If you hadn’t told me, I would be wondering if this was romance or women’s fiction, and that is a problem, because I worry that I’d read the manuscript and it would turn out to be some sort of hybrid. Hybrids are hard to sell–publishers are afraid of them–and many just won’t sell. (As an aside, don’t ever tell me your manuscript is “genre-bending” if you want me to read without suspicion.) I think this is probably women’s fiction with a strong romantic element, but the problem is I’m not sure. It could very well be romantic suspense.

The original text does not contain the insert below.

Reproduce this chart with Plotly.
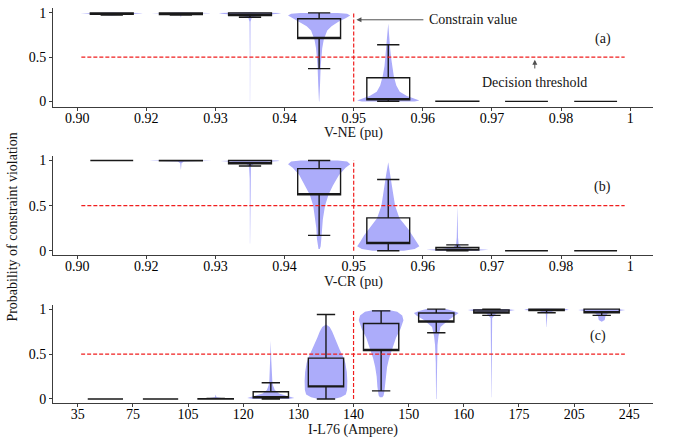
import plotly.graph_objects as go

# ---------------- data ----------------
ne_ticks = ["0.90", "0.92", "0.93", "0.94", "0.95", "0.96", "0.97", "0.98", "1"]
cr_ticks = ["0.90", "0.92", "0.93", "0.94", "0.95", "0.96", "0.97", "0.98", "1"]
il_ticks = ["35", "75", "105", "120", "130", "140", "150", "160", "175", "205", "245"]

# box statistics per bin (median drawn on q1: medians are not visible in the reference)
ne_q1 = [0.985, 0.98, 0.97, 0.71, 0.019, 0.0, 0.0, 0.0]
ne_q3 = [1.0, 1.0, 1.0, 0.933, 0.267, 0.003, 0.0, 0.0]
ne_lo = [0.975, 0.975, 0.95, 0.37, 0.0, 0.0, 0.0, 0.0]
ne_hi = [1.0, 1.0, 1.0, 1.0, 0.64, 0.003, 0.0, 0.0]

cr_q1 = [1.0, 0.998, 0.964, 0.62, 0.08, 0.007, 0.0, 0.0]
cr_q3 = [1.0, 1.0, 1.0, 0.91, 0.364, 0.037, 0.0, 0.0]
cr_lo = [1.0, 0.998, 0.94, 0.17, 0.0, 0.0, 0.0, 0.0]
cr_hi = [1.0, 1.0, 1.0, 1.0, 0.79, 0.065, 0.0, 0.0]

il_q1 = [0.0, 0.0, 0.0, 0.014, 0.135, 0.54, 0.857, 0.956, 0.985, 0.96]
il_q3 = [0.0, 0.0, 0.003, 0.08, 0.455, 0.84, 0.956, 0.99, 1.0, 1.0]
il_lo = [0.0, 0.0, 0.0, 0.0, 0.0, 0.09, 0.737, 0.93, 0.96, 0.93]
il_hi = [0.0, 0.0, 0.005, 0.18, 0.94, 0.98, 1.0, 1.0, 1.0, 1.0]

# violin density profiles (probability level, relative half-width) per bin
ne_vy = [
    [0.97, 0.985, 0.995, 1.0, 1.005],
    [0.95, 0.975, 0.99, 0.997, 1.0, 1.005],
    [0.0, 0.5, 0.9, 0.95, 0.97, 0.99, 1.0, 1.006],
    [0.0, 0.05, 0.2, 0.4, 0.5, 0.6, 0.7, 0.8, 0.85, 0.9, 0.94, 0.97, 0.99, 1.0],
    [0.0, 0.01, 0.03, 0.06, 0.11, 0.18, 0.28, 0.4, 0.5, 0.6, 0.72, 0.8, 0.88],
    [], [], [],
]
ne_vw = [
    [0.0, 0.5, 1.0, 0.9, 0.0],
    [0.003, 0.02, 0.3, 0.95, 0.9, 0.0],
    [0.003, 0.006, 0.015, 0.06, 0.3, 0.9, 1.0, 0.0],
    [0.005, 0.015, 0.03, 0.05, 0.07, 0.1, 0.15, 0.26, 0.4, 0.62, 0.85, 1.0, 0.9, 0.6],
    [0.85, 1.0, 0.85, 0.6, 0.37, 0.26, 0.18, 0.12, 0.09, 0.06, 0.04, 0.02, 0.0],
    [], [], [],
]

cr_vy = [
    [0.995, 1.0, 1.004],
    [0.9, 0.97, 0.99, 0.997, 1.0, 1.003],
    [0.08, 0.4, 0.8, 0.93, 0.96, 0.98, 0.995, 1.0, 1.006],
    [0.02, 0.05, 0.13, 0.25, 0.35, 0.5, 0.62, 0.72, 0.84, 0.92, 0.96, 0.99, 1.0],
    [0.0, 0.02, 0.05, 0.1, 0.17, 0.24, 0.36, 0.5, 0.67, 0.84, 0.98],
    [0.0, 0.01, 0.02, 0.04, 0.07, 0.15, 0.3, 0.5],
    [], [],
]
cr_vw = [
    [0.0, 0.5, 0.0],
    [0.003, 0.02, 0.1, 0.9, 1.0, 0.0],
    [0.003, 0.006, 0.01, 0.03, 0.1, 0.4, 0.95, 0.9, 0.0],
    [0.02, 0.05, 0.07, 0.09, 0.12, 0.19, 0.3, 0.44, 0.64, 0.85, 1.0, 0.9, 0.6],
    [0.5, 0.85, 1.0, 0.9, 0.78, 0.64, 0.36, 0.22, 0.14, 0.07, 0.0],
    [0.6, 1.0, 0.5, 0.12, 0.04, 0.02, 0.012, 0.0],
    [], [],
]

il_vy = [
    [], [],
    [0.0, 0.005, 0.02, 0.05],
    [0.0, 0.01, 0.03, 0.06, 0.1, 0.15, 0.2, 0.3, 0.45, 0.65],
    [0.0, 0.02, 0.05, 0.1, 0.2, 0.3, 0.4, 0.46, 0.55, 0.62, 0.68, 0.75, 0.8, 0.83],
    [0.02, 0.04, 0.08, 0.135, 0.25, 0.355, 0.45, 0.55, 0.68, 0.78, 0.875, 0.93, 0.97, 0.99],
    [0.0, 0.2, 0.4, 0.6, 0.7, 0.8, 0.88, 0.93, 0.956, 0.98, 1.0],
    [0.02, 0.5, 0.9, 0.95, 0.97, 0.99, 1.0],
    [0.8, 0.95, 0.98, 0.99, 1.0, 1.005],
    [0.86, 0.88, 0.92, 0.95, 0.97, 0.99, 1.0],
]
il_vw = [
    [], [],
    [0.5, 0.4, 0.03, 0.0],
    [0.7, 0.95, 0.7, 0.33, 0.16, 0.09, 0.06, 0.03, 0.015, 0.0],
    [0.3, 0.6, 0.8, 0.85, 0.86, 0.84, 0.78, 0.71, 0.55, 0.45, 0.35, 0.25, 0.15, 0.0],
    [0.05, 0.1, 0.13, 0.15, 0.18, 0.24, 0.32, 0.43, 0.6, 0.78, 0.9, 0.85, 0.65, 0.3],
    [0.008, 0.012, 0.02, 0.05, 0.09, 0.17, 0.5, 0.8, 0.9, 0.7, 0.4],
    [0.004, 0.008, 0.03, 0.2, 0.6, 0.95, 0.6],
    [0.004, 0.03, 0.3, 0.9, 0.8, 0.0],
    [0.0, 0.12, 0.15, 0.25, 0.5, 0.95, 0.6],
]

decision_threshold = 0.5
ne_constraint_tick = "0.95"
cr_constraint_tick = "0.95"
il_constraint_tick = "140"

# ---------------- style ----------------
FONT = "Liberation Serif"
VIOLIN = "rgb(172,172,250)"
BOXLINE = "rgb(25,25,25)"
RED = "rgb(240,30,30)"
AXC = "rgb(60,60,60)"
HALF_W = 0.45

panels = [
    (ne_ticks, ne_q1, ne_q3, ne_lo, ne_hi, ne_vy, ne_vw, ne_constraint_tick, 0.62),
    (cr_ticks, cr_q1, cr_q3, cr_lo, cr_hi, cr_vy, cr_vw, cr_constraint_tick, 0.62),
    (il_ticks, il_q1, il_q3, il_lo, il_hi, il_vy, il_vw, il_constraint_tick, 0.64),
]

domains = [(1 - 106 / 445, 1 - 5 / 445), (1 - 256 / 445, 1 - 155 / 445), (1 - 406.7 / 445, 1 - 306.7 / 445)]
yranges = [[-0.067, 1.056], [-0.047, 1.055], [-0.048, 1.047]]

fig = go.Figure()
layout = {}

for r, (ticks, q1, q3, lo, hi, vy, vw, ctick, bw) in enumerate(panels, start=1):
    n = len(ticks) - 1
    centers = [i + 0.5 for i in range(n)]
    xb, yb = f"x{r}", f"y{r}"          # base axes: violins
    xo, yo = f"x{r + 3}", f"y{r + 3}"  # overlay axes: boxes and reference lines on top
    # violins
    for c, ys, ws in zip(centers, vy, vw):
        if not ys:
            continue
        xs = [c + w * HALF_W for w in ws] + [c - w * HALF_W for w in reversed(ws)]
        yy = list(ys) + list(reversed(ys))
        fig.add_trace(go.Scatter(x=xs, y=yy, mode="lines", fill="toself", xaxis=xb, yaxis=yb,
                                 fillcolor=VIOLIN, line=dict(width=0, color=VIOLIN),
                                 hoverinfo="skip", showlegend=False))
    # boxes
    fig.add_trace(go.Box(x=centers, q1=q1, median=q1, q3=q3, lowerfence=lo, upperfence=hi,
                         width=bw, whiskerwidth=0.52, boxpoints=False, xaxis=xo, yaxis=yo,
                         line=dict(color=BOXLINE, width=1.4), fillcolor="rgba(0,0,0,0)",
                         showlegend=False))
    # threshold line and constraint line
    xc = ticks.index(ctick)
    fig.add_trace(go.Scatter(x=[0.06, n - 0.08], y=[decision_threshold] * 2, mode="lines",
                             xaxis=xo, yaxis=yo,
                             line=dict(color=RED, width=1.2, dash="4px,2px"),
                             hoverinfo="skip", showlegend=False))
    fig.add_trace(go.Scatter(x=[xc, xc], y=[0, 1], mode="lines", xaxis=xo, yaxis=yo,
                             line=dict(color=RED, width=1.2, dash="4px,2px"),
                             hoverinfo="skip", showlegend=False))

    left_pad = 0.35 if n == 8 else 0.45
    right_pad = 0.33 if n == 8 else 0.43
    xr = [-left_pad, n + right_pad]
    layout[f"xaxis{r}"] = dict(range=xr, tickvals=list(range(len(ticks))), ticktext=ticks,
                               anchor=yb, domain=[0, 1], ticklabelstandoff=-5,
                               showline=True, linecolor=AXC, linewidth=1, ticks="outside", ticklen=3,
                               tickcolor=AXC, showgrid=False, zeroline=False,
                               tickfont=dict(family=FONT, size=14, color="black"))
    layout[f"yaxis{r}"] = dict(range=yranges[r - 1], tickvals=[0, 0.5, 1], ticktext=["0", "0.5", "1"],
                               anchor=xb, domain=list(domains[r - 1]),
                               showline=True, linecolor=AXC, linewidth=1, ticks="outside", ticklen=3,
                               tickcolor=AXC, showgrid=False, zeroline=False,
                               tickfont=dict(family=FONT, size=14, color="black"))
    layout[f"xaxis{r + 3}"] = dict(range=xr, overlaying=xb, anchor=yo, visible=False,
                                   showgrid=False, zeroline=False)
    layout[f"yaxis{r + 3}"] = dict(range=yranges[r - 1], overlaying=yb, anchor=xo, visible=False,
                                   showgrid=False, zeroline=False)

afont = dict(family=FONT, size=14, color="rgb(20,20,20)")
annotations = [
    # axis titles
    dict(text="V-NE (pu)", xref="paper", yref="paper", x=0.5, y=1 - 132 / 445, yanchor="middle",
         xanchor="center", showarrow=False, font=afont, borderpad=0),
    dict(text="V-CR (pu)", xref="paper", yref="paper", x=0.5, y=1 - 283 / 445, yanchor="middle",
         xanchor="center", showarrow=False, font=afont, borderpad=0),
    dict(text="I-L76 (Ampere)", xref="paper", yref="paper", x=0.5, y=1 - 434 / 445, yanchor="middle",
         xanchor="center", showarrow=False, font=afont, borderpad=0),
    dict(text="Probability of constraint violation", xref="paper", yref="paper", x=-0.068,
         y=1 - 228 / 445, xanchor="center", yanchor="middle",
         textangle=-90, showarrow=False, font=afont),
    # panel labels
    dict(text="(a)", xref="x1", yref="y1", x=7.6, y=0.7, showarrow=False, font=afont),
    dict(text="(b)", xref="x2", yref="y2", x=7.6, y=0.705, showarrow=False, font=afont),
    dict(text="(c)", xref="x3", yref="y3", x=9.43, y=0.70, showarrow=False, font=afont),
    # constrain value
    dict(text="Constrain value", xref="x1", yref="y1", x=5.06, y=0.922, xanchor="left",
         showarrow=False, font=afont),
    dict(text="", xref="x1", yref="y1", x=4.04, y=0.922, ax=5.03, ay=0.922, axref="x1", ayref="y1",
         showarrow=True, arrowhead=2, arrowsize=1, arrowwidth=1, arrowcolor="rgb(80,80,80)"),
    # decision threshold
    dict(text="Decision threshold", xref="x1", yref="y1", x=6.62, y=0.21, showarrow=False, font=afont),
    dict(text="", xref="x1", yref="y1", x=6.62, y=0.47, ax=6.62, ay=0.355, axref="x1", ayref="y1",
         showarrow=True, arrowhead=2, arrowsize=1, arrowwidth=1, arrowcolor="rgb(80,80,80)"),
]

fig.update_layout(width=673, height=445, margin=dict(l=53, r=20, t=0, b=0),
                  plot_bgcolor="white", paper_bgcolor="white", annotations=annotations,
                  showlegend=False, font=dict(family=FONT, size=14), **layout)

fig.write_html("out.html")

Since that day, (since what day? The day of Augusta’s father’s death? The day of Griffin’s initial hire?) Griffin has protected and provided for the friends he considers family, but when Augusta discovers that Griffin may have risked their livelihood for the sake of his own, she makes a decision that may hurl her family into danger and swat down the affection growing between them – unacknowledged yet intricate and fragile as a spider’s web.

This paragraph generates even more questions. We have heard nothing of Augusta’s family, but now you’ve brought them into the query, so they’re a distraction. You have a choice here: either include some exposition of Augusta’s family, if you think they are major characters, or leave them out of the query entirely. Why does Augusta’s family need Griffin’s protection? The rest of this paragraph tells me you understand that writing a query is the art of leaving things out, but there is a fine line between successfully telling us only the need-to-know, and just confusing us.

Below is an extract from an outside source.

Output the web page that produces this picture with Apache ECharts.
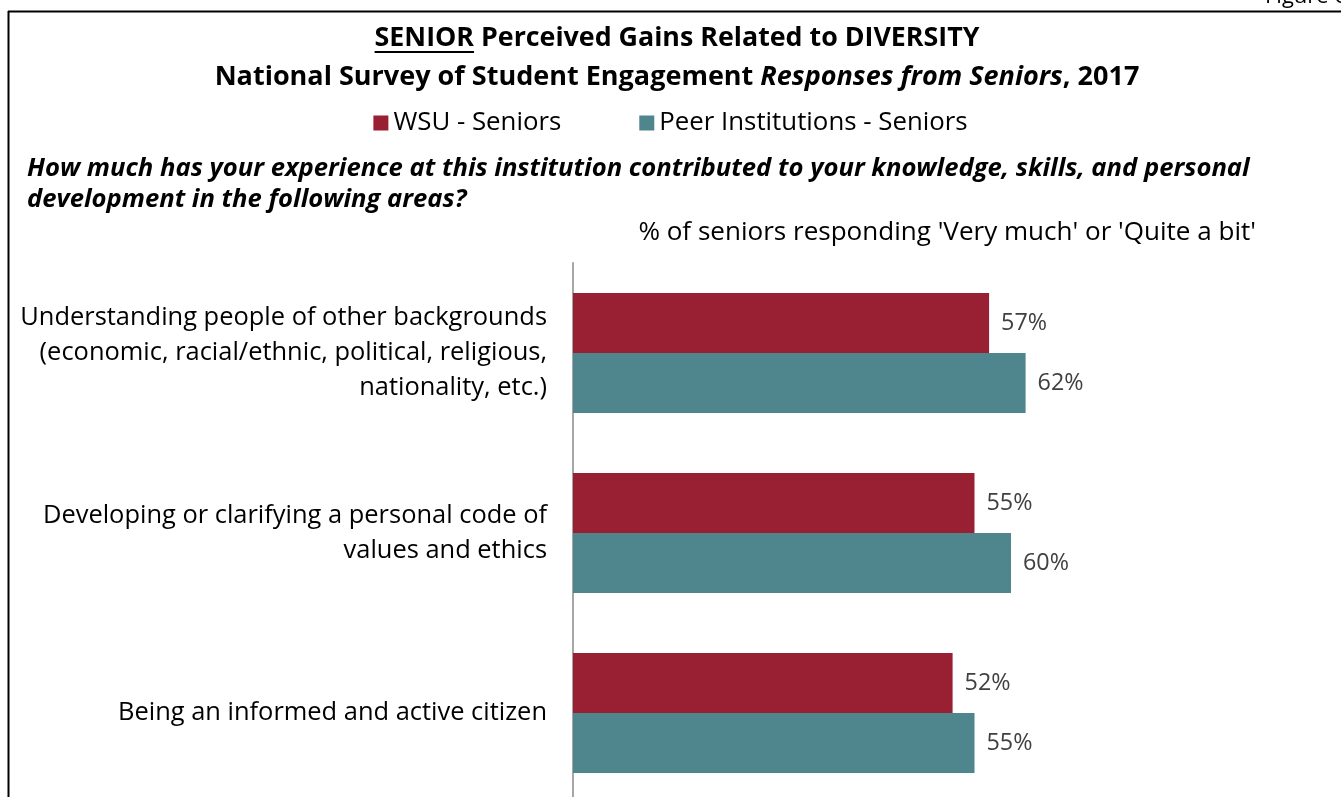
<!DOCTYPE html>
<html><head><meta charset="utf-8">
<script src="https://cdn.jsdelivr.net/npm/echarts@6/dist/echarts.min.js"></script>
<style>html,body{margin:0;padding:0;background:#fff;overflow:hidden}#c{width:1341px;height:810px}</style>
</head><body><div id="c"></div>
<script>
const categories = [
  'Understanding people of other backgrounds\n(economic, racial/ethnic, political, religious,\nnationality, etc.)',
  'Developing or clarifying a personal code of\nvalues and ethics',
  'Being an informed and active citizen'
];
const seriesNames = ['WSU - Seniors', 'Peer Institutions - Seniors'];
const wsuValues = [57, 55, 52];
const peerValues = [62, 60, 55];
const titleLine1Underlined = 'SENIOR';
const titleLine1Rest = ' Perceived Gains Related to DIVERSITY';
const titleLine2Parts = ['National Survey of Student Engagement ', 'Responses from Seniors', ', 2017'];
const questionLines = ['How much has your experience at this institution contributed to your knowledge, skills, and personal', 'development in the following areas?'];
const axisNameText = "% of seniors responding 'Very much' or 'Quite a bit'";
const figureText = 'Figure 6';

const FONT = 'Open Sans';
const colors = ['#991F33', '#4F858D'];

const ctx = document.createElement('canvas').getContext('2d');
function measure(text, prefix, size) {
  ctx.font = prefix + ' ' + size + 'px "' + FONT + '"';
  return ctx.measureText(text).width;
}
function fit(text, prefix, target) {
  return 20 * target / measure(text, prefix, 20);
}
// sizes fitted to the reference text widths
const t1Size = fit(titleLine1Underlined + titleLine1Rest, 'bold', 605);
const t2Base = 20;
const t2W = measure(titleLine2Parts[0] + titleLine2Parts[2], 'bold', t2Base) + measure(titleLine2Parts[1], 'italic bold', t2Base);
const t2Size = t2Base * 925 / t2W;
const legendSize = fit('WSU - Seniors', '', 168);
const qSize = fit(questionLines[0], 'italic bold', 1223);
const axisNameSize = fit(axisNameText, '', 618);
const catSize = fit('Understanding people of other backgrounds', '', 527);
const valSize = fit('57%', '', 46);

const wU = measure(titleLine1Underlined, 'bold', t1Size);
const wAll = measure(titleLine1Underlined + titleLine1Rest, 'bold', t1Size);
const tCenter = 677;
const uStart = tCenter - wAll / 2;

const chart = echarts.init(document.getElementById('c'), null, {renderer: 'canvas'});
chart.setOption({
  backgroundColor: '#ffffff',
  animation: false,
  textStyle: {fontFamily: FONT},
  legend: {
    data: seriesNames,
    left: 'center',
    top: 105,
    icon: 'rect',
    itemWidth: 15,
    itemHeight: 15,
    itemGap: 78,
    textStyle: {fontSize: legendSize, color: '#000', fontFamily: FONT}
  },
  grid: {left: 573, top: 263, width: 730, height: 540, containLabel: false},
  xAxis: {
    type: 'value', min: 0, max: 100, show: false,
    splitLine: {show: false}
  },
  yAxis: {
    type: 'category', data: categories, inverse: true,
    axisLine: {show: true, lineStyle: {color: '#A6A6A6', width: 2}},
    axisTick: {show: false},
    axisLabel: {fontSize: catSize, color: '#000', lineHeight: 35, margin: 26, align: 'right', fontFamily: FONT, padding: [4, 0, 0, 0]}
  },
  series: [
    {
      name: seriesNames[0], type: 'bar', data: wsuValues,
      barWidth: 60, barGap: '0%',
      itemStyle: {color: colors[0]},
      label: {show: true, position: 'right', distance: 12, formatter: '{c}%', fontSize: valSize, color: '#404040', fontFamily: FONT, padding: [2, 0, 0, 0]}
    },
    {
      name: seriesNames[1], type: 'bar', data: peerValues,
      barWidth: 60, barGap: '0%',
      itemStyle: {color: colors[1]},
      label: {show: true, position: 'right', distance: 12, formatter: '{c}%', fontSize: valSize, color: '#404040', fontFamily: FONT, padding: [2, 0, 0, 0]}
    }
  ],
  graphic: [
    {type: 'line', shape: {x1: 8, y1: 11.5, x2: 1341, y2: 11.5}, style: {stroke: '#000', lineWidth: 2}},
    {type: 'line', shape: {x1: 8.5, y1: 11, x2: 8.5, y2: 810}, style: {stroke: '#000', lineWidth: 2}},
    {type: 'text', x: 1265, y: -14, style: {text: figureText, fill: '#000', font: '22px "' + FONT + '"'}},
    {type: 'text', x: tCenter, y: 38, style: {
      text: '{b|' + titleLine1Underlined + titleLine1Rest + '}',
      align: 'center', verticalAlign: 'middle',
      rich: {b: {fontSize: t1Size, fontWeight: 'bold', fill: '#000', fontFamily: FONT}}
    }},
    {type: 'line', shape: {x1: uStart, y1: 52, x2: uStart + wU, y2: 52}, style: {stroke: '#000', lineWidth: 2}},
    {type: 'text', x: tCenter, y: 77, style: {
      text: '{b|' + titleLine2Parts[0] + '}{i|' + titleLine2Parts[1] + '}{b|' + titleLine2Parts[2] + '}',
      align: 'center', verticalAlign: 'middle',
      rich: {
        b: {fontSize: t2Size, fontWeight: 'bold', fill: '#000', fontFamily: FONT},
        i: {fontSize: t2Size, fontWeight: 'bold', fontStyle: 'italic', fill: '#000', fontFamily: FONT}
      }
    }},
    {type: 'text', x: 27, y: 169, style: {
      text: questionLines[0], verticalAlign: 'middle',
      font: 'italic bold ' + qSize + 'px "' + FONT + '"', fill: '#000'
    }},
    {type: 'text', x: 27, y: 200, style: {
      text: questionLines[1], verticalAlign: 'middle',
      font: 'italic bold ' + qSize + 'px "' + FONT + '"', fill: '#000'
    }},
    {type: 'text', x: 1256, y: 233, style: {
      text: axisNameText, align: 'right', verticalAlign: 'middle',
      font: axisNameSize + 'px "' + FONT + '"', fill: '#000'
    }}
  ]
});
</script>
</body></html>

Ask yourself what you really need in this paragraph for us to understand the main story, here. For example, do we need to know exactly what Griffin may have done wrong, or just simply that he may have done wrong?

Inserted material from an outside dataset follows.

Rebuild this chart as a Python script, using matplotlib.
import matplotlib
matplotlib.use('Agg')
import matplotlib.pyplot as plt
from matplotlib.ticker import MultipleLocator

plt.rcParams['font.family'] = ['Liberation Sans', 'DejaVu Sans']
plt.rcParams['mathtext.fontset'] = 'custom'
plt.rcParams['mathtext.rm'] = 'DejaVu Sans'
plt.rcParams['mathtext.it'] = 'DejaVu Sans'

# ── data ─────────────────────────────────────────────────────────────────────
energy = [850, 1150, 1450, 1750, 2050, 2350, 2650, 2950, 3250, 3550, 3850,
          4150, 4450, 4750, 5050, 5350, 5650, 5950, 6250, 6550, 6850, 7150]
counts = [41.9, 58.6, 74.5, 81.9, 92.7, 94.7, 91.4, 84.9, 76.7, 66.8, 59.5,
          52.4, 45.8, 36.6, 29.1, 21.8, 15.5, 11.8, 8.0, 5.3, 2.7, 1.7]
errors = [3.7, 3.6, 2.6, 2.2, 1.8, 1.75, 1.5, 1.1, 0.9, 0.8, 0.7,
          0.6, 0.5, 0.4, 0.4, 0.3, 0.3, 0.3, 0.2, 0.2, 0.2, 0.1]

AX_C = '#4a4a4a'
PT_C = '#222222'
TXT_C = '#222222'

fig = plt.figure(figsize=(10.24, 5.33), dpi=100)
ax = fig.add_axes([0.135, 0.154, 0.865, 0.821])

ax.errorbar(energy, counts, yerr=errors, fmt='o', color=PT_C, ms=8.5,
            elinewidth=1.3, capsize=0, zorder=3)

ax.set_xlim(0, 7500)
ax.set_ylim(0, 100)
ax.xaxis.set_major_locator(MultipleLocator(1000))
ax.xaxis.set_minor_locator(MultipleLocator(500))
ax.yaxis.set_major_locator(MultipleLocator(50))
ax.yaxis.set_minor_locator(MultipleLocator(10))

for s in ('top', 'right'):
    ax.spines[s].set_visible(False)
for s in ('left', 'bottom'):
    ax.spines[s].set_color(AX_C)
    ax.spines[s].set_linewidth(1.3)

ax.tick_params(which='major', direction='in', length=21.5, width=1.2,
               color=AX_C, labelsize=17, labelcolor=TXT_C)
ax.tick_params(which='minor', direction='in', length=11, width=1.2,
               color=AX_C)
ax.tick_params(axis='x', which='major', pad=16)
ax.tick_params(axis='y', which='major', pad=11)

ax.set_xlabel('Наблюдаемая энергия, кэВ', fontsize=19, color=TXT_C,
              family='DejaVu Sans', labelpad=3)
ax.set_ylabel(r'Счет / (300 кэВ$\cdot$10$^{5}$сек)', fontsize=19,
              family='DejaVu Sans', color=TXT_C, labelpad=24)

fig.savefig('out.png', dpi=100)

Stuck in the narrow, unaccompanied middle between clutching governmental control and the radical members of an opposition group, the decision to stay neutral may be fatal – and ultimately impossible.

Whoa. Clutching governmental control? Radical opposition group? Is this is same query? Neutral would indicate there were opposing sides to some conflict–what conflict? Focusing on the threats (what threats?) around her, Augusta attempts to ignore the heightening conflict between her heart’s urging to risk it all for the love of her soul (do you mean she loves her own soul, the love her soul expresses, or possibly Griffin?) and her mind’s persistent encouragement to settle for another. Another what? Is there a character who should have been introduced?

As all of the elements come crashing together like the conflicting fronts of a tornado, Augusta finds that although turmoil and deception are plagues in any age, love always tends to find you right where you belong.

You know, for this sentence to have the punch that you want it to have, it needs to have a set of opposites on either side of the word “although.” So, since plagues don’t keep you from finding where you belong (maybe you belong there, plagued) this sentence didn’t resonate with me. Since it is the closing of your synopsis-portion in this query, I would have liked to be left with something with a better kick. The language in this query–metaphors, etc.–hints that the you’re leaning toward the literary side (women’s fiction sort of straddles commercial fiction, genre fiction and sometimes literary fiction) so I’d like your last sentence to be just a tad more poetic or profound. Also, “always tends” contradicts itself. Always means it doesn’t ever do something else, while tends means it regularly or frequently does something, but not always without deviation.

A Shift in the Wind is 115,000 words and fully complete. I would love to send the manuscript for your review. Thank you for taking the time to consider this project!

This query had no salutation, which won’t earn anybody a rejection. It is a nice formality to say bye-bye, though.

I would reject this query not because I think there isn’t a story here, but because I’m not entirely sure what it is.